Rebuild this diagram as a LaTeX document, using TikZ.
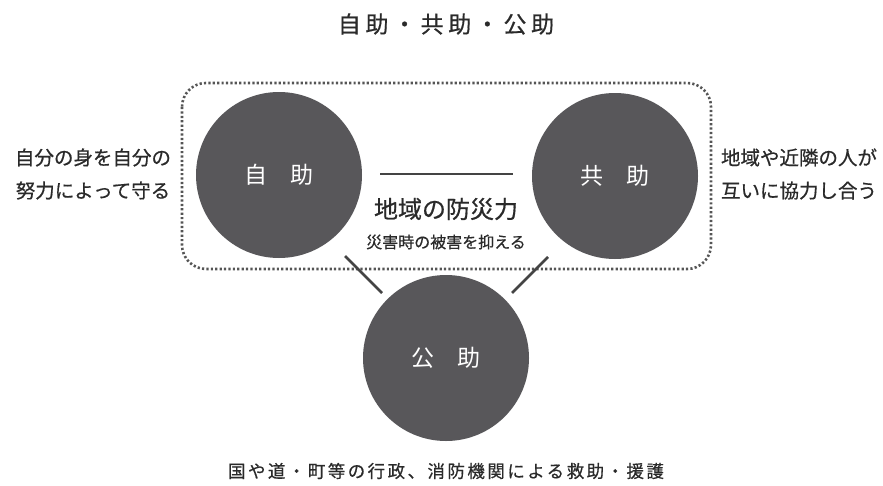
\documentclass[tikz,border=0pt]{standalone}
\usepackage{fontspec}
\setmainfont{Noto Sans CJK JP}
\newfontfamily\jpfont{Noto Sans CJK JP}
\newfontfamily\jpfontb[FakeBold=0.6]{Noto Sans CJK JP}
\definecolor{circgray}{HTML}{58575A}
\definecolor{txtgray}{HTML}{2A2A2A}
\definecolor{linegray}{HTML}{444444}
\definecolor{dotgray}{HTML}{555555}
\tikzset{
  helpcircle/.style={circle, fill=circgray, minimum size=166pt, inner sep=0pt, text=white,
    font=\jpfont\fontsize{23}{26}\selectfont},
  sidetext/.style={inner sep=0pt, text=txtgray, align=center,
    font=\jpfontb\fontsize{19.5}{33}\selectfont},
  linkline/.style={draw=linegray, line width=2.6pt},
}
\begin{document}
\begin{tikzpicture}[x=1pt,y=-1pt]
\useasboundingbox (0,0) rectangle (883,485);
% title
\node[inner sep=0pt, text=txtgray, font={\jpfontb\fontsize{23}{26}\addfontfeature{LetterSpace=20}\selectfont}] (title) at (446,24) {自助・共助・公助};
% dotted box
\draw[dotgray, line width=2.6pt, dash pattern=on 2.2pt off 2.2pt, rounded corners=24pt] (182,83) rectangle (711,269);
% circles
\node[helpcircle] (jijo) at (279,175) {自　助};
\node[helpcircle] (kyojo) at (615,176) {共　助};
\node[helpcircle] (kojo) at (446,358) {公　助};
% center line and text
\coordinate (hl) at (380,174);
\coordinate (hr) at (513,174);
\draw[linkline] (hl) -- (hr);
\node[inner sep=0pt, text=txtgray, font=\jpfontb\fontsize{24}{28}\selectfont] (bousai) at (446,209) {地域の防災力};
\node[inner sep=0pt, text=txtgray, font=\jpfontb\fontsize{16}{20}\selectfont] (higai) at (446,242) {災害時の被害を抑える};
% diagonal links
\coordinate (la) at (345,256);
\coordinate (lb) at (382,293);
\coordinate (ra) at (548,257);
\coordinate (rb) at (512,293);
\draw[linkline] (la) -- (lb);
\draw[linkline] (ra) -- (rb);
% side texts
\node[sidetext] (lefttxt) at (93,174) {自分の身を自分の\\努力によって守る};
\node[sidetext] (righttxt) at (799,174) {地域や近隣の人が\\互いに協力し合う};
% bottom text
\node[inner sep=0pt, text=txtgray, font={\jpfontb\fontsize{17.5}{20}\addfontfeature{LetterSpace=14}\selectfont}] (bottom) at (446,471) {国や道・町等の行政、消防機関による救助・援護};
\end{tikzpicture}
\end{document}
-- -- --
▶ [Aim]
Would you return the data exactly as written, without the pictures?

▶ [Result]
Rebuild this diagram as a LaTeX document, using TikZ.
\documentclass[tikz,border=0pt]{standalone}
\usepackage{fontspec}
\setmainfont{Noto Sans CJK JP}
\newfontfamily\jpfont{Noto Sans CJK JP}
\newfontfamily\jpfontb[FakeBold=0.6]{Noto Sans CJK JP}
\definecolor{circgray}{HTML}{58575A}
\definecolor{txtgray}{HTML}{2A2A2A}
\definecolor{linegray}{HTML}{444444}
\definecolor{dotgray}{HTML}{555555}
\tikzset{
  helpcircle/.style={circle, fill=circgray, minimum size=166pt, inner sep=0pt, text=white,
    font=\jpfont\fontsize{23}{26}\selectfont},
  sidetext/.style={inner sep=0pt, text=txtgray, align=center,
    font=\jpfontb\fontsize{19.5}{33}\selectfont},
  linkline/.style={draw=linegray, line width=2.6pt},
}
\begin{document}
\begin{tikzpicture}[x=1pt,y=-1pt]
\useasboundingbox (0,0) rectangle (883,485);
% title
\node[inner sep=0pt, text=txtgray, font={\jpfontb\fontsize{23}{26}\addfontfeature{LetterSpace=20}\selectfont}] (title) at (446,24) {自助・共助・公助};
% dotted box
\draw[dotgray, line width=2.6pt, dash pattern=on 2.2pt off 2.2pt, rounded corners=24pt] (182,83) rectangle (711,269);
% circles
\node[helpcircle] (jijo) at (279,175) {自　助};
\node[helpcircle] (kyojo) at (615,176) {共　助};
\node[helpcircle] (kojo) at (446,358) {公　助};
% center line and text
\coordinate (hl) at (380,174);
\coordinate (hr) at (513,174);
\draw[linkline] (hl) -- (hr);
\node[inner sep=0pt, text=txtgray, font=\jpfontb\fontsize{24}{28}\selectfont] (bousai) at (446,209) {地域の防災力};
\node[inner sep=0pt, text=txtgray, font=\jpfontb\fontsize{16}{20}\selectfont] (higai) at (446,242) {災害時の被害を抑える};
% diagonal links
\coordinate (la) at (345,256);
\coordinate (lb) at (382,293);
\coordinate (ra) at (548,257);
\coordinate (rb) at (512,293);
\draw[linkline] (la) -- (lb);
\draw[linkline] (ra) -- (rb);
% side texts
\node[sidetext] (lefttxt) at (93,174) {自分の身を自分の\\努力によって守る};
\node[sidetext] (righttxt) at (799,174) {地域や近隣の人が\\互いに協力し合う};
% bottom text
\node[inner sep=0pt, text=txtgray, font={\jpfontb\fontsize{17.5}{20}\addfontfeature{LetterSpace=14}\selectfont}] (bottom) at (446,471) {国や道・町等の行政、消防機関による救助・援護};
\end{tikzpicture}
\end{document}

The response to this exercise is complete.